((

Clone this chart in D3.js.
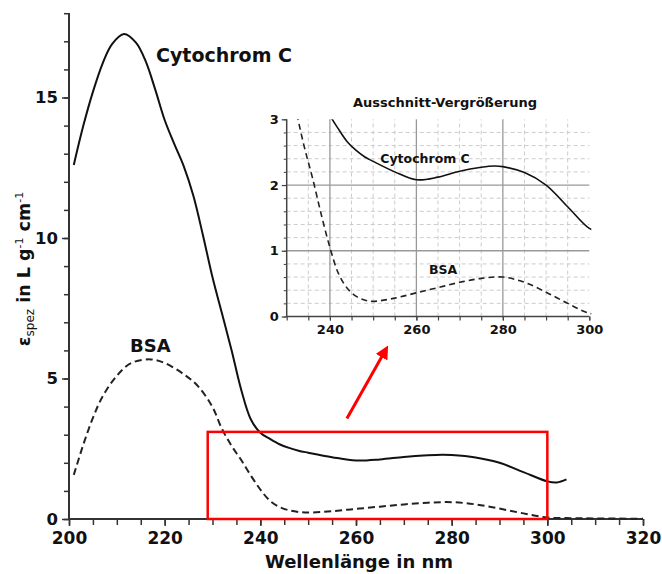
<!DOCTYPE html>
<html><head><meta charset="utf-8">
<script src="https://cdn.jsdelivr.net/npm/d3@7"></script>
<style>body{margin:0;background:#fff}svg{display:block}text{font-family:"DejaVu Sans",Verdana,sans-serif;font-weight:bold;fill:#111}</style>
</head><body><svg id="c" width="662" height="574"></svg>
<script>
// ---- data ----
const cytoWl  = [201,203,205,207,209,211.5,214,216,218,220,222,224,226,228,230,232,234,236,238,240,242,244,246,248,250,255,260,265,270,275,278,280,285,290,295,300,302,304];
const cytoVal = [12.6,14.0,15.2,16.2,16.9,17.26,16.95,16.3,15.3,14.2,13.35,12.55,11.5,10.1,8.6,7.3,6.0,4.6,3.55,3.07,2.85,2.66,2.53,2.43,2.36,2.2,2.08,2.12,2.21,2.27,2.29,2.28,2.19,2.0,1.67,1.34,1.3,1.41];
const bsaWl   = [201,203,205,207,210,213,217,220,224,227,230,232,234,236,238,240,242,244,246,248,250,255,260,265,270,275,280,285,290,295,300,305,310,320];
const bsaVal  = [1.57,2.65,3.6,4.35,5.1,5.55,5.68,5.55,5.15,4.72,3.98,3.2,2.6,2.1,1.55,1.05,0.65,0.43,0.31,0.25,0.23,0.28,0.36,0.44,0.52,0.58,0.6,0.52,0.37,0.2,0.05,0.03,0.02,0.01];
const xTicksMain = [200,220,240,260,280,300,320];
const yTicksMain = [0,5,10,15];
const xTicksInset = [240,260,280,300];
const yTicksInset = [0,1,2,3];
const zoomBox = {x0:229, x1:300, y0:0, y1:3.1};
const arrowPts = [[258.1,3.58],[266.3,6.05]];

const svg = d3.select("#c");
const x = d3.scaleLinear().domain([200,320]).range([69,643]);
const y = d3.scaleLinear().domain([0,18]).range([519,13.2]);
const cyto = cytoWl.map((d,i)=>[d,cytoVal[i]]);
const bsa = bsaWl.map((d,i)=>[d,bsaVal[i]]);

// ---- main axes ----
const axisCol = "#333";
const gx = svg.append("g").attr("transform","translate(0,519)");
gx.call(d3.axisBottom(x).tickValues(d3.range(200,321,5)).tickSize(6).tickFormat(""));
gx.call(g=>g.selectAll("line").attr("stroke",axisCol).attr("stroke-width",1.5));
gx.select(".domain").remove();
const gx2 = svg.append("g").attr("transform","translate(0,519)");
gx2.call(d3.axisBottom(x).tickValues(xTicksMain).tickSize(7).tickPadding(6).tickFormat(d3.format("d")));
gx2.select(".domain").attr("stroke",axisCol).attr("stroke-width",2).attr("d","M69,0H643");
gx2.selectAll("line").attr("stroke",axisCol).attr("stroke-width",1.5);
gx2.selectAll("text").attr("font-size",17).style("fill","#111");

const gy = svg.append("g").attr("transform","translate(69,0)");
gy.call(d3.axisLeft(y).tickValues(d3.range(0,19,1)).tickSize(5).tickFormat(""));
gy.select(".domain").remove();
gy.selectAll("line").attr("stroke",axisCol).attr("stroke-width",1.5);
const gy2 = svg.append("g").attr("transform","translate(69,0)");
gy2.call(d3.axisLeft(y).tickValues(yTicksMain).tickSize(7).tickPadding(4).tickFormat(d3.format("d")));
gy2.select(".domain").attr("stroke",axisCol).attr("stroke-width",2).attr("d","M0,519V13");
gy2.selectAll("line").attr("stroke",axisCol).attr("stroke-width",1.5);
gy2.selectAll("text").attr("font-size",16.5).style("fill","#111");

// axis titles
svg.append("text").attr("x",359).attr("y",568).attr("text-anchor","middle").attr("font-size",18).text("Wellenlänge in nm");
const yt = svg.append("text").attr("transform","translate(30,269) rotate(-90)").attr("text-anchor","middle").attr("font-size",17.5);
yt.append("tspan").text("ε");
yt.append("tspan").attr("font-size",12).attr("font-weight","normal").attr("dy",4).text("spez");
yt.append("tspan").attr("dy",-4).text(" in L g");
yt.append("tspan").attr("font-size",11).attr("font-weight","normal").attr("dy",-7).text("-1");
yt.append("tspan").attr("dy",7).text(" cm");
yt.append("tspan").attr("font-size",11).attr("font-weight","normal").attr("dy",-7).text("-1");

// ---- main curves ----
const line = d3.line().x(d=>x(d[0])).y(d=>y(d[1])).curve(d3.curveCatmullRom.alpha(0.5));
svg.append("path").datum(cyto).attr("d",line).attr("fill","none").attr("stroke","#111").attr("stroke-width",2);
svg.append("path").datum(bsa).attr("d",line).attr("fill","none").attr("stroke","#222").attr("stroke-width",2).attr("stroke-dasharray","7,4");

svg.append("text").attr("x",156).attr("y",62).attr("font-size",19).text("Cytochrom C");
svg.append("text").attr("x",130).attr("y",352).attr("font-size",18).text("BSA");

// zoom box & arrow
svg.append("rect").attr("x",x(zoomBox.x0)).attr("y",y(zoomBox.y1))
  .attr("width",x(zoomBox.x1)-x(zoomBox.x0)).attr("height",y(zoomBox.y0)-y(zoomBox.y1))
  .attr("fill","none").attr("stroke","#ff0000").attr("stroke-width",2.5);
svg.append("defs").append("marker").attr("id","ah").attr("viewBox","0 0 10 10").attr("refX",7).attr("refY",5)
  .attr("markerWidth",4.5).attr("markerHeight",4.5).attr("orient","auto")
  .append("path").attr("d","M0,0L10,5L0,10Z").attr("fill","#ff0000");
svg.append("line").attr("x1",x(arrowPts[0][0])).attr("y1",y(arrowPts[0][1]))
  .attr("x2",x(arrowPts[1][0])).attr("y2",y(arrowPts[1][1]))
  .attr("stroke","#ff0000").attr("stroke-width",3).attr("marker-end","url(#ah)");

// ---- inset ----
const xi = d3.scaleLinear().domain([230,300]).range([286.7,589.3]);
const yi = d3.scaleLinear().domain([0,3]).range([316.5,119.3]);
const ins = svg.append("g");
d3.range(235,300,5).filter(v=>v%20!==0).forEach(v=>{
  ins.append("line").attr("x1",xi(v)).attr("x2",xi(v)).attr("y1",yi(0)).attr("y2",yi(3))
    .attr("stroke","#ccc").attr("stroke-width",1).attr("stroke-dasharray","4,3");
});
d3.range(1,15).map(k=>k*0.2).filter(v=>Math.abs(v-1)>0.01&&Math.abs(v-2)>0.01).forEach(v=>{
  ins.append("line").attr("x1",xi(230)).attr("x2",xi(300)).attr("y1",yi(v)).attr("y2",yi(v))
    .attr("stroke","#ccc").attr("stroke-width",1).attr("stroke-dasharray","4,3");
});
[240,260,280].forEach(v=>{
  ins.append("line").attr("x1",xi(v)).attr("x2",xi(v)).attr("y1",yi(0)).attr("y2",yi(3))
    .attr("stroke","#999").attr("stroke-width",1.3);
});
[1,2].forEach(v=>{
  ins.append("line").attr("x1",xi(230)).attr("x2",xi(300)).attr("y1",yi(v)).attr("y2",yi(v))
    .attr("stroke","#999").attr("stroke-width",1.3);
});
const ix = ins.append("g").attr("transform",`translate(0,${yi(0)})`);
ix.call(d3.axisBottom(xi).tickValues(d3.range(230,301,5)).tickSize(4).tickFormat(""));
ix.select(".domain").remove();
ix.selectAll("line").attr("stroke","#444").attr("stroke-width",1.2);
const ix2 = ins.append("g").attr("transform",`translate(0,${yi(0)})`);
ix2.call(d3.axisBottom(xi).tickValues(xTicksInset).tickSize(4).tickPadding(4).tickFormat(d3.format("d")));
ix2.select(".domain").attr("stroke","#444").attr("stroke-width",1.5).attr("d",`M${xi(230)},0H${xi(300)}`);
ix2.selectAll("line").attr("stroke","#444").attr("stroke-width",1.2);
ix2.selectAll("text").attr("font-size",13).style("fill","#111");
const iy = ins.append("g").attr("transform",`translate(${xi(230)},0)`);
iy.call(d3.axisLeft(yi).tickValues(d3.range(0,16).map(k=>k*0.2)).tickSize(3).tickFormat(""));
iy.select(".domain").remove();
iy.selectAll("line").attr("stroke","#444").attr("stroke-width",1);
const iy2 = ins.append("g").attr("transform",`translate(${xi(230)},0)`);
iy2.call(d3.axisLeft(yi).tickValues(yTicksInset).tickSize(5).tickPadding(3).tickFormat(d3.format("d")));
iy2.select(".domain").attr("stroke","#444").attr("stroke-width",1.5).attr("d",`M0,${yi(0)}V${yi(3)}`);
iy2.selectAll("line").attr("stroke","#444").attr("stroke-width",1.2);
iy2.selectAll("text").attr("font-size",13).style("fill","#111");

svg.select("defs").append("clipPath").attr("id","ic").append("rect")
  .attr("x",xi(230)).attr("y",yi(3)).attr("width",xi(300)-xi(230)+2).attr("height",yi(0)-yi(3));
const linei = d3.line().x(d=>xi(d[0])).y(d=>yi(d[1])).curve(d3.curveCatmullRom.alpha(0.5));
const cg = ins.append("g").attr("clip-path","url(#ic)");
cg.append("path").datum(cyto.filter(d=>d[0]>=236&&d[0]<=302)).attr("d",linei).attr("fill","none").attr("stroke","#111").attr("stroke-width",1.6);
cg.append("path").datum(bsa.filter(d=>d[0]>=230&&d[0]<=305)).attr("d",linei).attr("fill","none").attr("stroke","#222").attr("stroke-width",1.6).attr("stroke-dasharray","6,4");

ins.append("text").attr("x",445).attr("y",107).attr("text-anchor","middle").attr("font-size",13).text("Ausschnitt-Vergrößerung");
ins.append("text").attr("x",xi(262)).attr("y",yi(2.33)).attr("text-anchor","middle").attr("font-size",12.5).text("Cytochrom C");
ins.append("text").attr("x",xi(266.2)).attr("y",yi(0.64)).attr("text-anchor","middle").attr("font-size",12.5).text("BSA");
</script></body></html>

))

Repeat the lines of the listing above verbatim, beginning at its first line and ending at the line containing "const bsa = bsaWl.map((d,i)=>[d,bsaVal[i]]);", which is included. Omit pictures.

# [REPLY TO THE TASK]
Clone this chart in D3.js.
<!DOCTYPE html>
<html><head><meta charset="utf-8">
<script src="https://cdn.jsdelivr.net/npm/d3@7"></script>
<style>body{margin:0;background:#fff}svg{display:block}text{font-family:"DejaVu Sans",Verdana,sans-serif;font-weight:bold;fill:#111}</style>
</head><body><svg id="c" width="662" height="574"></svg>
<script>
// ---- data ----
const cytoWl  = [201,203,205,207,209,211.5,214,216,218,220,222,224,226,228,230,232,234,236,238,240,242,244,246,248,250,255,260,265,270,275,278,280,285,290,295,300,302,304];
const cytoVal = [12.6,14.0,15.2,16.2,16.9,17.26,16.95,16.3,15.3,14.2,13.35,12.55,11.5,10.1,8.6,7.3,6.0,4.6,3.55,3.07,2.85,2.66,2.53,2.43,2.36,2.2,2.08,2.12,2.21,2.27,2.29,2.28,2.19,2.0,1.67,1.34,1.3,1.41];
const bsaWl   = [201,203,205,207,210,213,217,220,224,227,230,232,234,236,238,240,242,244,246,248,250,255,260,265,270,275,280,285,290,295,300,305,310,320];
const bsaVal  = [1.57,2.65,3.6,4.35,5.1,5.55,5.68,5.55,5.15,4.72,3.98,3.2,2.6,2.1,1.55,1.05,0.65,0.43,0.31,0.25,0.23,0.28,0.36,0.44,0.52,0.58,0.6,0.52,0.37,0.2,0.05,0.03,0.02,0.01];
const xTicksMain = [200,220,240,260,280,300,320];
const yTicksMain = [0,5,10,15];
const xTicksInset = [240,260,280,300];
const yTicksInset = [0,1,2,3];
const zoomBox = {x0:229, x1:300, y0:0, y1:3.1};
const arrowPts = [[258.1,3.58],[266.3,6.05]];

const svg = d3.select("#c");
const x = d3.scaleLinear().domain([200,320]).range([69,643]);
const y = d3.scaleLinear().domain([0,18]).range([519,13.2]);
const cyto = cytoWl.map((d,i)=>[d,cytoVal[i]]);
const bsa = bsaWl.map((d,i)=>[d,bsaVal[i]]);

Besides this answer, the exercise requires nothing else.